Fulfilling civic duty, RBC man, 99, votes

By Donna Thornton/News Editor

 J.T. Wallace is approaching his 100th birthday and continues to participate in a process many Americans take for granted.

Wallace recently cast his absentee ballot in the 2012 election, with the help of the Etowah County Circuit Clerk’s office.

This year Wallace will witness his 24th presidential election.

Wallace’s son, the Rev. James O. Wallace, said his father is interested in current events and takes his right to vote seriously, ever since he was old enough to vote.

For Wallace, that would have been when he turned 21, meaning this is likely to be his 19th election.

“He’s always been civic-minded about voting,” Rev. Wallace said. “That’s been a top priority in his life.”

J.T. Wallace was born in Piedmont, his son said, one of 15 children. “They lived through some tough times,” Rev. Wallace said.His father is retired from Goodyear and lives in Rainbow City, and he was a deacon in his church for more than 50 years.

“He and my mom had been married for 72 years,” Rev. Wallace said, when his mother passed away, adding that he didn’t think his father would last long without her after all those years together.

“He loves life. He’s got a real zest for living,” Rev. Wallace said.

“He still watches the news every day. At 5 o’clock, he’ll say ‘turn it to ABC-33/40,’” Wallace said. “He keeps his Bible by his chair and he reads it every day.”

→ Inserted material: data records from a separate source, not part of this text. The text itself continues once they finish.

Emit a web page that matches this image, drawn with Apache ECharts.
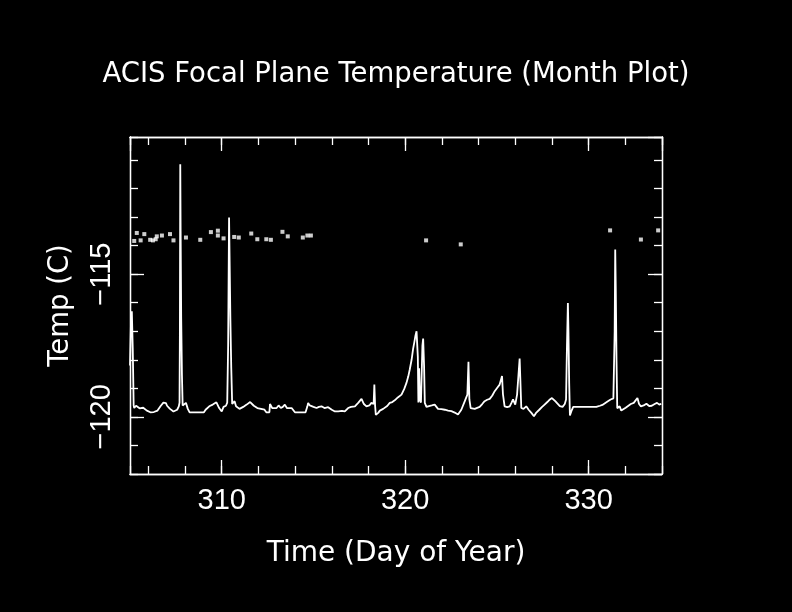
<!DOCTYPE html>
<html>
<head>
<meta charset="utf-8">
<script src="https://cdn.jsdelivr.net/npm/echarts@6/dist/echarts.min.js"></script>
<style>html,body{margin:0;padding:0;background:#000;}#c{width:792px;height:612px;}</style>
</head>
<body>
<div id="c"></div>
<script>
const titleText = "ACIS Focal Plane Temperature (Month Plot)";
const xName = "Time (Day of Year)";
const yName = "Temp (C)";
const xRange = [305, 334];
const yRange = [-122, -110.2];

// main temperature trace
const days = [
305.00,305.05,305.10,305.15,305.20,305.23,305.33,305.43,305.52,305.62,305.72,305.82,305.92,306.01,306.11,306.21,306.30,306.40,306.50,306.59,
306.67,306.75,306.82,306.89,306.96,307.02,307.10,307.18,307.28,307.37,307.47,307.57,307.66,307.70,307.72,307.74,307.76,307.79,307.83,307.87,
307.96,308.05,308.15,308.25,308.45,308.64,308.84,309.03,309.12,309.22,309.32,309.42,309.51,309.61,309.71,309.86,310.00,310.10,310.23,310.30,
310.35,310.40,310.43,310.47,310.52,310.57,310.64,310.70,310.78,310.87,310.97,311.07,311.17,311.26,311.36,311.46,311.55,311.65,311.75,311.84,
311.94,312.04,312.14,312.24,312.33,312.43,312.53,312.60,312.63,312.75,312.87,312.99,313.10,313.22,313.33,313.44,313.55,313.68,313.81,313.99,
314.10,314.28,314.45,314.57,314.67,314.71,314.80,314.89,315.00,315.17,315.30,315.44,315.60,315.80,316.00,316.17,316.35,316.55,316.71,316.89,
317.05,317.26,317.45,317.62,317.75,317.89,318.05,318.16,318.28,318.32,318.36,318.40,318.53,318.62,318.71,318.80,318.89,319.02,319.16,319.30,
319.43,319.60,319.80,319.95,320.07,320.17,320.25,320.35,320.43,320.50,320.56,320.62,320.65,320.69,320.72,320.76,320.80,320.86,320.94,320.98,
321.03,321.07,321.16,321.30,321.45,321.61,321.79,321.97,322.16,322.34,322.52,322.70,322.88,323.06,323.25,323.39,323.45,323.50,323.57,323.79,
324.06,324.20,324.33,324.47,324.61,324.75,324.88,325.02,325.15,325.28,325.33,325.42,325.56,325.70,325.80,325.88,326.00,326.10,326.24,326.33,
326.45,326.60,326.73,326.88,327.02,327.15,327.31,327.45,327.60,327.75,327.89,328.00,328.09,328.18,328.28,328.43,328.58,328.70,328.77,328.82,
328.87,328.90,328.94,328.98,329.06,329.16,330.42,330.62,330.75,330.91,331.05,331.20,331.35,331.42,331.45,331.48,331.52,331.56,331.69,331.78,
331.88,332.02,332.17,332.30,332.46,332.56,332.66,332.75,332.85,333.00,333.15,333.30,333.44,333.60,333.73,333.85,333.96
];
const temps = [
-118.2,-116.8,-116.3,-117.6,-119.6,-119.69,-119.61,-119.61,-119.70,-119.75,-119.68,-119.65,-119.78,-119.81,-119.84,-119.84,-119.83,-119.83,-119.78,-119.75,
-119.62,-119.57,-119.50,-119.45,-119.52,-119.61,-119.68,-119.72,-119.78,-119.81,-119.78,-119.75,-119.63,-119.5,-117.0,-111.15,-113.5,-116.5,-118.5,-119.6,
-119.61,-119.51,-119.72,-119.84,-119.84,-119.84,-119.84,-119.84,-119.75,-119.68,-119.63,-119.60,-119.57,-119.53,-119.49,-119.69,-119.81,-119.65,-119.61,-119.5,
-117.5,-113.02,-114.5,-116.5,-118.3,-119.55,-119.57,-119.45,-119.63,-119.68,-119.72,-119.70,-119.65,-119.60,-119.57,-119.52,-119.48,-119.55,-119.61,-119.66,
-119.69,-119.72,-119.72,-119.75,-119.75,-119.84,-119.84,-119.84,-119.55,-119.69,-119.69,-119.69,-119.60,-119.69,-119.65,-119.57,-119.69,-119.69,-119.69,-119.84,
-119.84,-119.84,-119.84,-119.84,-119.63,-119.51,-119.60,-119.57,-119.65,-119.69,-119.65,-119.63,-119.69,-119.66,-119.75,-119.81,-119.81,-119.79,-119.81,-119.69,
-119.65,-119.63,-119.50,-119.37,-119.55,-119.63,-119.60,-119.51,-119.55,-118.87,-119.6,-119.93,-119.86,-119.78,-119.75,-119.72,-119.75,-119.62,-119.51,-119.48,
-119.42,-119.32,-119.22,-119.02,-118.81,-118.58,-118.34,-118.00,-117.63,-117.38,-117.16,-117.00,-116.93,-117.9,-119.5,-118.3,-119.4,-119.5,-117.5,-117.26,
-118.2,-119.51,-119.65,-119.62,-119.60,-119.57,-119.72,-119.73,-119.75,-119.78,-119.80,-119.85,-119.92,-119.75,-119.45,-119.22,-118.07,-119.39,-119.69,-119.72,
-119.65,-119.55,-119.45,-119.40,-119.37,-119.25,-119.10,-118.98,-118.87,-118.57,-119.2,-119.63,-119.66,-119.63,-119.50,-119.39,-119.57,-119.22,-117.96,-119.69,
-119.72,-119.63,-119.75,-119.86,-119.98,-119.85,-119.75,-119.66,-119.57,-119.48,-119.39,-119.34,-119.30,-119.45,-119.51,-119.62,-119.65,-119.55,-119.39,-117.5,
-116.01,-117.0,-118.8,-119.95,-119.80,-119.65,-119.65,-119.61,-119.58,-119.51,-119.45,-119.39,-119.35,-117.0,-114.14,-115.5,-118.0,-119.70,-119.63,-119.78,
-119.75,-119.68,-119.61,-119.55,-119.51,-119.45,-119.34,-119.55,-119.63,-119.60,-119.54,-119.62,-119.61,-119.55,-119.51,-119.57,-119.54
];

// sparse isolated readings near -113.7
const dotDays = [305.23,305.37,305.58,305.78,306.10,306.25,306.40,306.46,306.74,307.18,307.37,308.05,308.83,309.41,309.79,309.79,310.10,310.68,310.93,311.61,311.94,312.43,312.68,313.31,313.60,314.42,314.67,314.86,321.14,323.03,331.17,332.85,333.79];
const dotTemps = [-113.84,-113.56,-113.82,-113.60,-113.80,-113.82,-113.78,-113.68,-113.65,-113.60,-113.82,-113.72,-113.80,-113.53,-113.48,-113.65,-113.75,-113.70,-113.72,-113.58,-113.78,-113.78,-113.80,-113.52,-113.68,-113.72,-113.65,-113.65,-113.82,-113.96,-113.47,-113.79,-113.47];

const TFONT = "DejaVu Sans";
const NFONT = "Liberation Sans";
const W = '#ffffff';

const lineData = days.map((d, i) => [d, temps[i]]);
const dotData = dotDays.map((d, i) => [d, dotTemps[i]]);

function xAx(pos, step, len, labels) {
  return {
    type: 'value', position: pos, min: xRange[0], max: xRange[1],
    minInterval: step, maxInterval: step,
    axisLine: {show: true, onZero: false, lineStyle: {color: W, width: 1.3}},
    axisTick: {show: true, inside: true, length: len, lineStyle: {color: W, width: 1.3}},
    axisLabel: {show: labels, color: W, fontFamily: NFONT, fontSize: 29, margin: 12, showMinLabel: false, showMaxLabel: false},
    splitLine: {show: false},
    name: labels ? xName : '', nameLocation: 'middle', nameGap: 66,
    nameTextStyle: {color: W, fontFamily: TFONT, fontSize: 28}
  };
}
function yAx(pos, step, len, labels) {
  return {
    type: 'value', position: pos, min: yRange[0], max: yRange[1],
    minInterval: step, maxInterval: step,
    axisLine: {show: true, onZero: false, lineStyle: {color: W, width: 1.3}},
    axisTick: {show: true, inside: true, length: len, lineStyle: {color: W, width: 1.3}},
    axisLabel: {show: labels, color: W, fontFamily: NFONT, fontSize: 29, margin: 14, rotate: 90,
      showMinLabel: false, showMaxLabel: false,
      formatter: v => String(v).replace('-', '\u2212')},
    splitLine: {show: false},
    name: labels ? yName : '', nameLocation: 'middle', nameGap: 55, nameRotate: 90,
    nameTextStyle: {color: W, fontFamily: TFONT, fontSize: 27.5}
  };
}

const chart = echarts.init(document.getElementById('c'), null, {renderer: 'canvas'});
chart.setOption({
  backgroundColor: '#000000',
  animation: false,
  title: {text: titleText, left: 'center', top: 56,
    textStyle: {color: W, fontFamily: TFONT, fontSize: 27.5, fontWeight: 'normal'}},
  grid: {left: 130, top: 137, width: 532, height: 337},
  xAxis: [xAx('bottom', 10, 14, true), xAx('bottom', 2, 8, false), xAx('top', 10, 14, false), xAx('top', 2, 8, false)],
  yAxis: [yAx('left', 5, 14, true), yAx('left', 1, 8, false), yAx('right', 5, 14, false), yAx('right', 1, 8, false)],
  series: [
    {type: 'line', xAxisIndex: 0, yAxisIndex: 0, data: lineData, showSymbol: false,
      lineStyle: {color: W, width: 1.8}, clip: true},
    {type: 'scatter', xAxisIndex: 0, yAxisIndex: 0, data: dotData, symbol: 'rect', symbolSize: [4, 4],
      itemStyle: {color: W}}
  ]
});
</script>
</body>
</html>
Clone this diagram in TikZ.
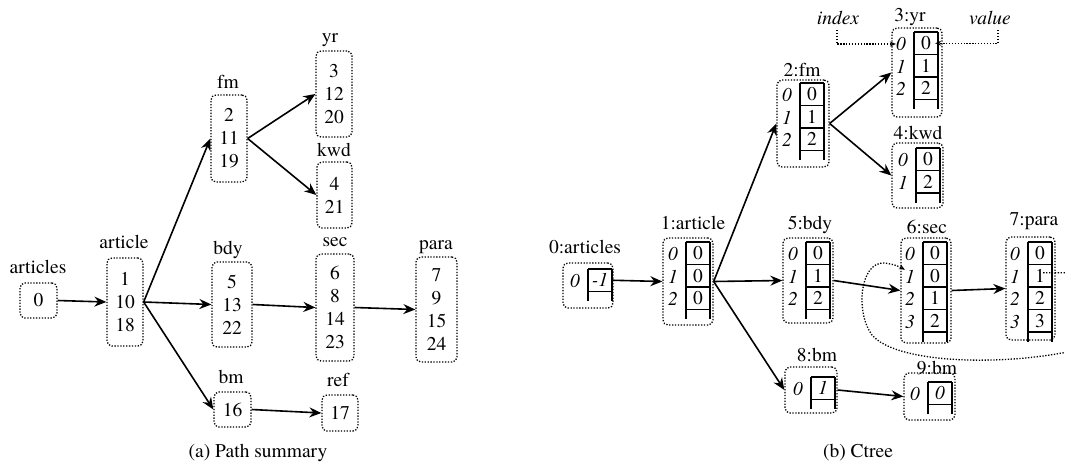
\documentclass[tikz,border=0pt]{standalone}
\usepackage{fontspec}
\setmainfont{TeX Gyre Termes}
\usetikzlibrary{arrows.meta}
\newcommand{\ladder}[4]{% #1 name, #2 x-left, #3 y-top, #4 values
  \foreach \v [count=\i from 0] in {#4} {
    \node[cell] (#1-\i) at ({#2+12},{#3+\i*22.5+11.25}) {\v};
    \node[idx] (#1-i\i) at ({#2-13},{#3+\i*22.5+12}) {\i};
    \draw[rung] ({#2},{#3+\i*22.5+22.5}) -- ++(24,0);
    \xdef\lastn{\i}
  }
  \draw[rung] (#2,#3) -- ++(24,0);
  \draw[rail] (#2,#3) -- ({#2},{#3+(\lastn+1)*22.5+9.5});
  \draw[rail] ({#2+24},#3) -- ({#2+24},{#3+(\lastn+1)*22.5+9.5});
}
\begin{document}
\begin{tikzpicture}[x=1pt,y=-1pt,
  every node/.style={font=\rmfamily\fontsize{19.5}{23}\selectfont, inner sep=0pt},
  dots/.style={dash pattern=on 1.3pt off 1.6pt},
  dbox/.style={draw, dots, line width=1.3pt, rounded corners=5pt, inner sep=0pt, align=center},
  arr/.style={line width=1.6pt, -{Stealth[length=12pt,width=10pt,inset=4pt]}},
  rail/.style={line width=2pt},
  rung/.style={line width=1.4pt},
  idx/.style={font=\rmfamily\fontsize{19.5}{23}\selectfont\itshape},
  cell/.style={minimum width=24pt, minimum height=22.5pt},
  ann/.style={dots, line width=1.3pt, -{Stealth[length=6pt,width=5pt]}},
]
\useasboundingbox (0,0) rectangle (1065,474);
\clip (0,0) rectangle (1065,474);

% ---------------- (a) Path summary ----------------
\node[dbox, minimum width=37, minimum height=35] (a0) at (38.5,300.5) {0};
\node[dbox, minimum width=36, minimum height=88] (a1) at (125,302) {1\\10\\18};
\node[dbox, minimum width=36, minimum height=87] (afm) at (229,138.5) {2\\11\\19};
\node[dbox, minimum width=36, minimum height=86] (ayr) at (334,94) {3\\12\\20};
\node[dbox, minimum width=35, minimum height=66] (akwd) at (334.5,195) {4\\21};
\node[dbox, minimum width=40, minimum height=85] (abdy) at (232,304.5) {5\\13\\22};
\node[dbox, minimum width=38, minimum height=107] (asec) at (335,307.5) {6\\8\\14\\23};
\node[dbox, minimum width=41, minimum height=105] (apara) at (436.5,309.5) {7\\9\\15\\24};
\node[dbox, minimum width=37, minimum height=35] (abm) at (232.5,409.5) {16};
\node[dbox, minimum width=36, minimum height=36] (aref) at (340,413) {17};

\node (la0) at (38,267) {articles};
\node (la1) at (124,242) {article};
\node (lafm) at (228,82) {fm};
\node (layr) at (330,40) {yr};
\node (lakwd) at (334,150) {kwd};
\node (labdy) at (228,250) {bdy};
\node (lasec) at (335,242) {sec};
\node (lapara) at (436,247) {para};
\node (labm) at (231,377) {bm};
\node (laref) at (338,380) {ref};

\draw[arr] (a0.east) -- (a1.west);
\draw[arr] (a1.east) -- (afm.west);
\draw[arr] (a1.east) -- (abdy.west);
\draw[arr] (a1.east) -- (abm.west);
\draw[arr] (afm.east) -- (ayr.west);
\draw[arr] (afm.east) -- (akwd.west);
\draw[arr] (abdy.east) -- (asec.west);
\draw[arr] (asec.east) -- (apara.west);
\draw[arr] (abm.east) -- (aref.west);

\node (capa) at (258,453) {(a) Path summary};

% ---------------- (b) Ctree ----------------
\node[dbox, minimum width=50, minimum height=45] (c0) at (588,285.5) {};
\node[dbox, minimum width=50, minimum height=87] (c1) at (688,281.5) {};
\node[dbox, minimum width=52, minimum height=87] (c2) at (803,123.5) {};
\node[dbox, minimum width=50, minimum height=89] (c3) at (917,72.5) {};
\node[dbox, minimum width=51, minimum height=65] (c4) at (917.5,175.5) {};
\node[dbox, minimum width=50, minimum height=85] (c5) at (808,280.5) {};
\node[dbox, minimum width=50, minimum height=105] (c6) at (926,290.5) {};
\node[dbox, minimum width=49, minimum height=103] (c7) at (1030.5,288.5) {};
\node[dbox, minimum width=52, minimum height=46] (c8) at (811,390) {};
\node[dbox, minimum width=51, minimum height=47] (c9) at (929.5,396.5) {};

\ladder{c0}{588}{269}{{\itshape -1}}
\ladder{c1}{686}{242}{0,0,0}
\ladder{c2}{800}{83}{0,1,2}
\ladder{c3}{914}{32}{0,1,2}
\ladder{c4}{916}{148}{0,2}
\ladder{c5}{806}{242}{0,1,2}
\ladder{c6}{923}{242}{0,0,1,2}
\ladder{c7}{1028}{242}{0,1,2,3}
\ladder{c8}{811}{377}{{\itshape 1}}
\ladder{c9}{928}{382}{{\itshape 0}}

\node (lc0) at (585,247) {0:articles};
\node (lc1) at (693,223) {1:article};
\node (lc2) at (802,70) {2:fm};
\node (lc3) at (910,17) {3:yr};
\node (lc4) at (918,133) {4:kwd};
\node (lc5) at (810,225) {5:bdy};
\node (lc6) at (927,227) {6:sec};
\node (lc7) at (1034,221) {7:para};
\node (lc8) at (817,355) {8:bm};
\node (lc9) at (937,368) {9:bm};

\draw[arr] (c0-0.east) -- (c1.west);
\draw[arr] (c1.east) -- (c2.west);
\draw[arr] (c1.east) -- (c5.west);
\draw[arr] (c1.east) -- (c8.west);
\draw[arr] (c2.east) -- (c3.west);
\draw[arr] (c2.east) -- (c4.west);
\draw[arr] (c5.east) -- (c6.west);
\draw[arr] (c6.east) -- (c7.west);
\draw[arr] (c8.east) -- (c9.west);

\node[idx] (ix) at (838,18) {index};
\node[idx] (vl) at (990,18) {value};
\draw[ann] ([yshift=-5pt,xshift=-1pt]ix.south) |- (c3-i0.west);
\draw[ann] ([yshift=-5pt,xshift=8pt]vl.south) |- ([xshift=-3pt]c3-0.east);

\coordinate (loopstart) at ([xshift=-9pt,yshift=3pt]c7-1.east);
\draw[ann] (loopstart) -- (1075,272.75) .. controls (1095,272.75) and (1095,350) .. (1062,353)
  .. controls (990,366) and (895,362) .. (872,335)
  .. controls (855,312) and (860,262) .. (884,263)
  .. controls (894,264) and (900,267) .. (c6-i1.north west);

\node (capb) at (858,453) {(b) Ctree};
\end{tikzpicture}
\end{document}
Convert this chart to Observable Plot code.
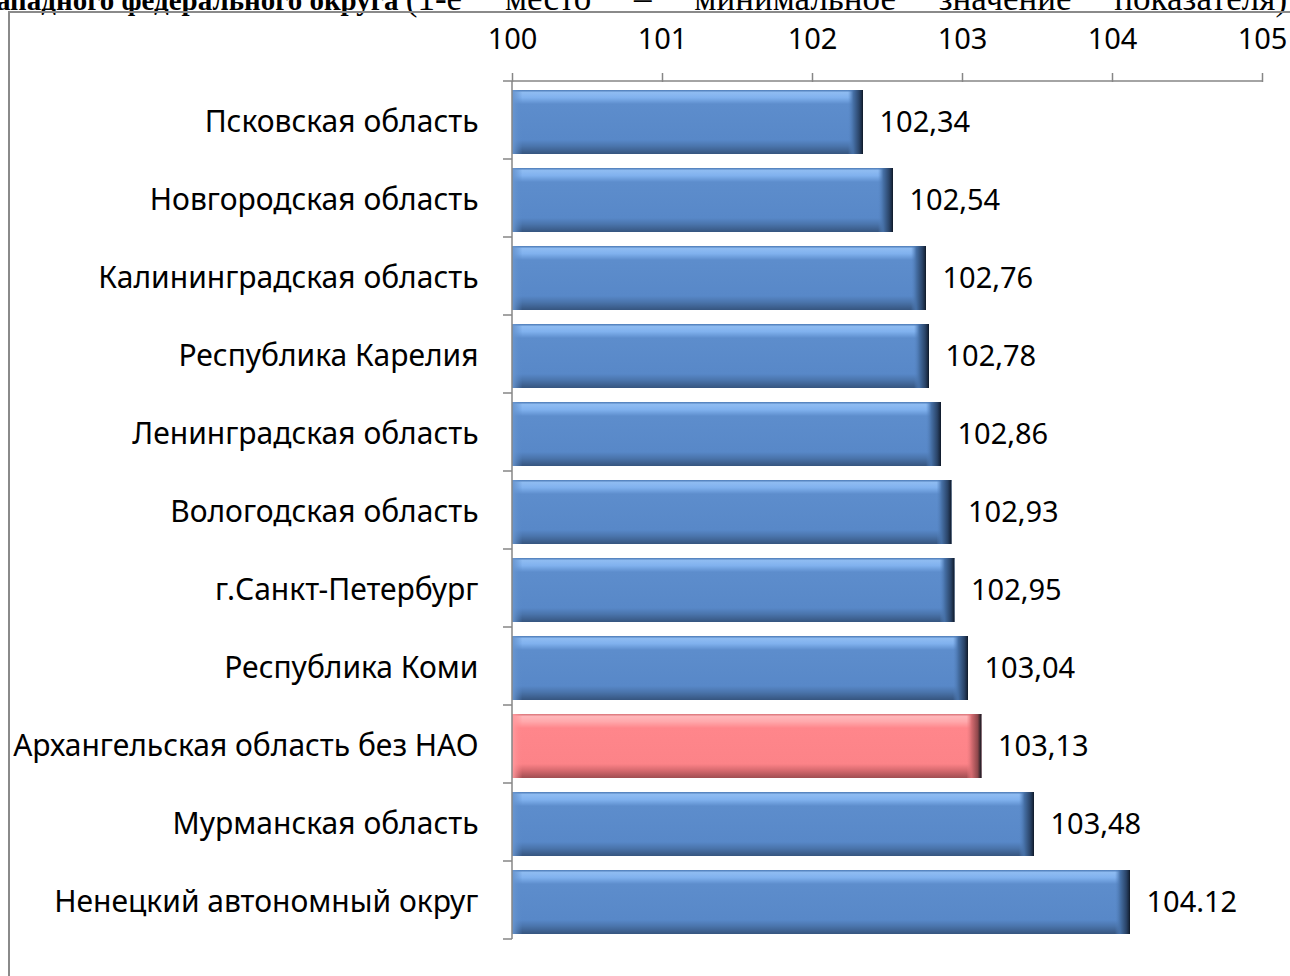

Etowah Circuit Clerk Billy Yates said it’s not often that someone from his office will go to a voter’s home to complete the necessary paperwork and an absentee ballot as he and his wife did for J.T. Wallace.

“We’ve done it several times for an emergency or unusual circumstances,” Yates said, adding that given the workload in the clerk’s office, those times have to be rare.

Normally, people who are unable to come out to a polling place to vote will fill out an application and send it to the clerk’s office. Other voters who will be out of town, away in school, or working hours that prohibit them voting also sometimes cast absentee ballots, either by mail or buy coming in to the clerk’s office before an election.

“We were glad to be able to help Mr. Wallace cast his ballot,” Yates said.